July 28 -- The Kor Group and the local union on Monday announced an agreement to hold a "card check" election at the Sheraton Four Points Hotel, ending a brief public unionizing drive that kicked off four months ago.

The 314-room hotel follows in the footsteps of the Kor-owned Viceroy, which became the city's second unionized hotel in November 2000 after a similar Card Check Neutrality Agreement. The union also signed a similar agreement with the Loews Santa Monica Beach Hotel last December and expects an election soon.

Under the latest agreement, Four Points management will remain neutral while workers decide whether to sign union authorization cards recognizing the Hotel Employees & Restaurant Employees Union Local 11 (HERE) as their representative. In turn, the union has pledged to stop all marching, picketing and demonstrations against the hotel.

Union officials are confident that a "card check" election -- which requires hotel management to remain silent on the matter -- will guarantee victory at both the Four Points and the Loews.

"In both places, we're going to get a very strong majority," said Craig Petersen, an organizer for the union. "When they sign a card check agreement, it means
they don't want to fight anymore.

"These fights are getting shorter," Petersen said, noting that the stalemate with Loews lasted two and a half years. "The message is getting out that eventually we're going to win, so they're trying to make it work for them as well as their workers."

HERE officials vowed to work with the Kor Group to implement the agreement and build a mutually beneficial partnership.

The agreement, said Local 11 President Maria Elena Durazo, is "a sign that labor and progressive organizations like the Kor Group can find common ground when it comes to improving the lives of working families."

Kor Group Senior Vice President, Kate Bartolo welcomed the prospect of "cementing a long-term, mutually beneficial partnership" with the union.

"At the end of the day, it goes back to the issue of being partners," Bartolo said. "It will be very beneficial to the company… Together, there is much that we can do to make our two Santa Monica hotels the area's finest."

The agreement comes four months after more than 200 demonstrators marched to the Four Points to denounce the disparity in pay, benefits and job security for non-unionized workers at the hotel and their unionized colleagues at the Viceroy four blocks away.

Formerly the Pacific Shore Hotel, the Viceroy, which sits on City-owned land, became Santa Monica's second unionized hotel in November 2000 after the City Council included an unusual clause in its lease mandating that Kor remain neutral in any union organizing drive.

The agreement marked a new era for the local union, which fought throughout the late 1990s to hold on to the Miramar Sheraton, for nearly half a century Santa Monica's only unionized hotel.

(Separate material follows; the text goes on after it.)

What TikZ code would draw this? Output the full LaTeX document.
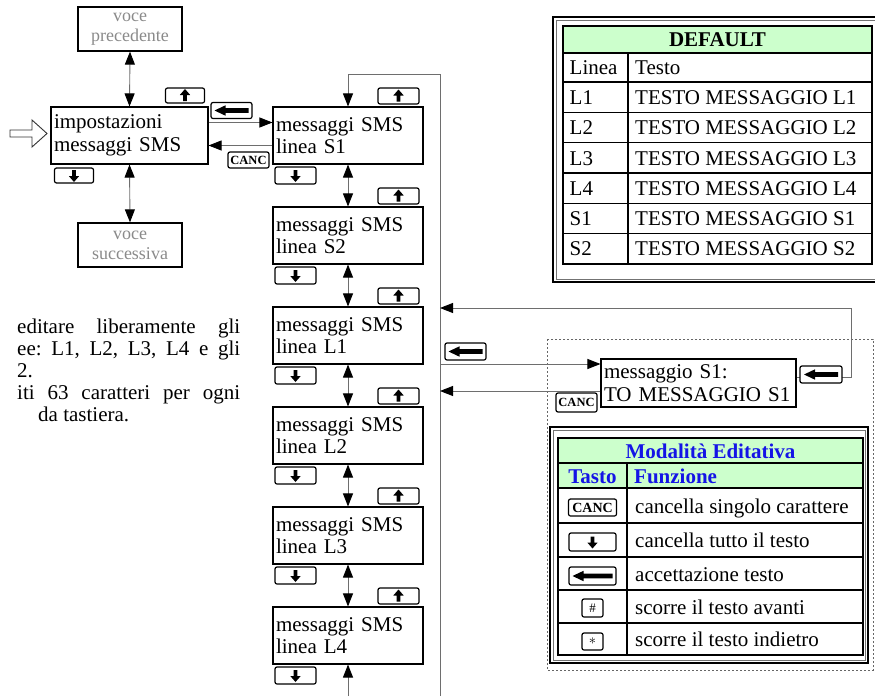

The battle at the Miramar ended in April 2000 with the new owners of the Fairmont Miramar Hotel signing an unprecedented five-year contract that ended a bitter labor battle that had lasted just as long.

In a matter of months, workers at the Viceroy overwhelmingly voted in favor of a union, and less than three years later, the Loews and Four Points could be poised to follow suit.

"With this card check we now have 50 percent of the rooms covered by card check or union contract. Our goal is 100 percent," Petersen said. "It's a long way from almost being thrown out of Santa Monica."